Exercise aim> Determine how many lines contain the string "matplotlib". Reply with that figure and nothing else.

Data provided>
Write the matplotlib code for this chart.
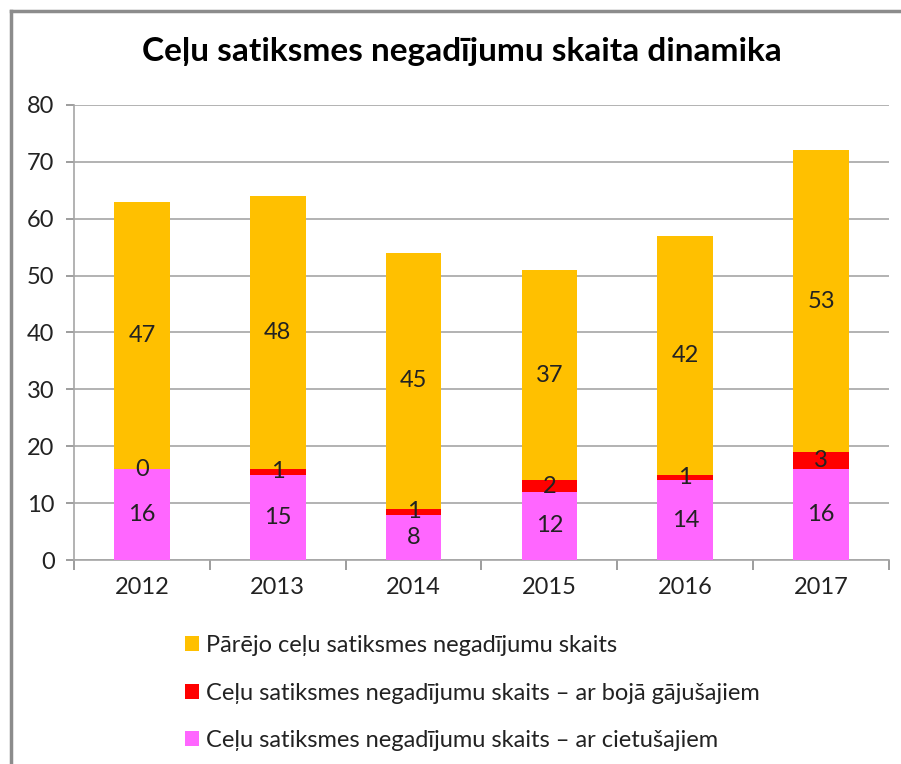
import matplotlib.pyplot as plt
from matplotlib.lines import Line2D

plt.rcParams['font.family'] = ['Lato', 'DejaVu Sans']

years = ['2012', '2013', '2014', '2015', '2016', '2017']
injured = [16, 15, 8, 12, 14, 16]
killed = [0, 1, 1, 2, 1, 3]
other = [47, 48, 45, 37, 42, 53]

labels = ['Pārējo ceļu satiksmes negadījumu skaits',
          'Ceļu satiksmes negadījumu skaits – ar bojā gājušajiem',
          'Ceļu satiksmes negadījumu skaits – ar cietušajiem']
colors = ['#FFC000', '#FF0000', '#FF66FF']

fig = plt.figure(figsize=(9.01, 7.64), dpi=100)
ax = fig.add_axes([0.0821, 0.267, 0.9046, 0.5956])

x = range(len(years))
w = 0.41
b_inj = ax.bar(x, injured, w, color=colors[2], zorder=3)
b_kil = ax.bar(x, killed, w, bottom=injured, color=colors[1], zorder=3)
bottom3 = [a + b for a, b in zip(injured, killed)]
b_oth = ax.bar(x, other, w, bottom=bottom3, color=colors[0], zorder=3)

# data labels in the middle of each segment
lab = dict(ha='center', va='center', fontsize=17, color='#222222', zorder=4)
for i in x:
    ax.text(i, injured[i] / 2, str(injured[i]), **lab)
    ax.text(i, injured[i] + killed[i] / 2, str(killed[i]), **lab)
    ax.text(i, bottom3[i] + other[i] / 2, str(other[i]), **lab)

ax.set_ylim(0, 80)
ax.set_yticks(range(0, 81, 10))
ax.set_xlim(-0.5, len(years) - 0.5)
ax.set_xticks(list(x))
ax.set_xticklabels(years)
ax.set_xticks([i + 0.5 for i in range(-1, len(years))], minor=True)
ax.tick_params(axis='x', which='major', length=0, pad=12, labelsize=17, colors='#222222')
ax.tick_params(axis='x', which='minor', length=7, width=1.2, color='#8c8c8c')
ax.tick_params(axis='y', length=6, width=1.2, color='#8c8c8c', pad=8, labelsize=17,
               labelcolor='#222222')
ax.grid(axis='y', color='#a6a6a6', linewidth=1.2, zorder=0)
for s in ['top', 'right']:
    ax.spines[s].set_visible(False)
for s in ['left', 'bottom']:
    ax.spines[s].set_color('#a6a6a6')
    ax.spines[s].set_linewidth(1.2)

fig.text(0.513, 0.932, 'Ceļu satiksmes negadījumu skaita dinamika', ha='center', va='center',
         fontsize=24, fontweight='bold', color='black')

fig.legend([b_oth, b_kil, b_inj], labels, loc='upper left', bbox_to_anchor=(0.195, 0.181),
           frameon=False, fontsize=17, handlelength=0.6, handleheight=0.6,
           handletextpad=0.3, labelspacing=1.12, labelcolor='#222222', borderaxespad=0)

# outer chart frame (only top and left edges visible)
fx, fy = 11 / 901, 1 - 11 / 764
fig.add_artist(Line2D([fx, 1.0], [fy, fy], transform=fig.transFigure,
                      color='#8c8c8c', linewidth=2.5, solid_capstyle='projecting'))
fig.add_artist(Line2D([fx, fx], [fy, 0.0], transform=fig.transFigure,
                      color='#8c8c8c', linewidth=2.5, solid_capstyle='projecting'))

fig.savefig('out.png', dpi=100)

Correct response> 3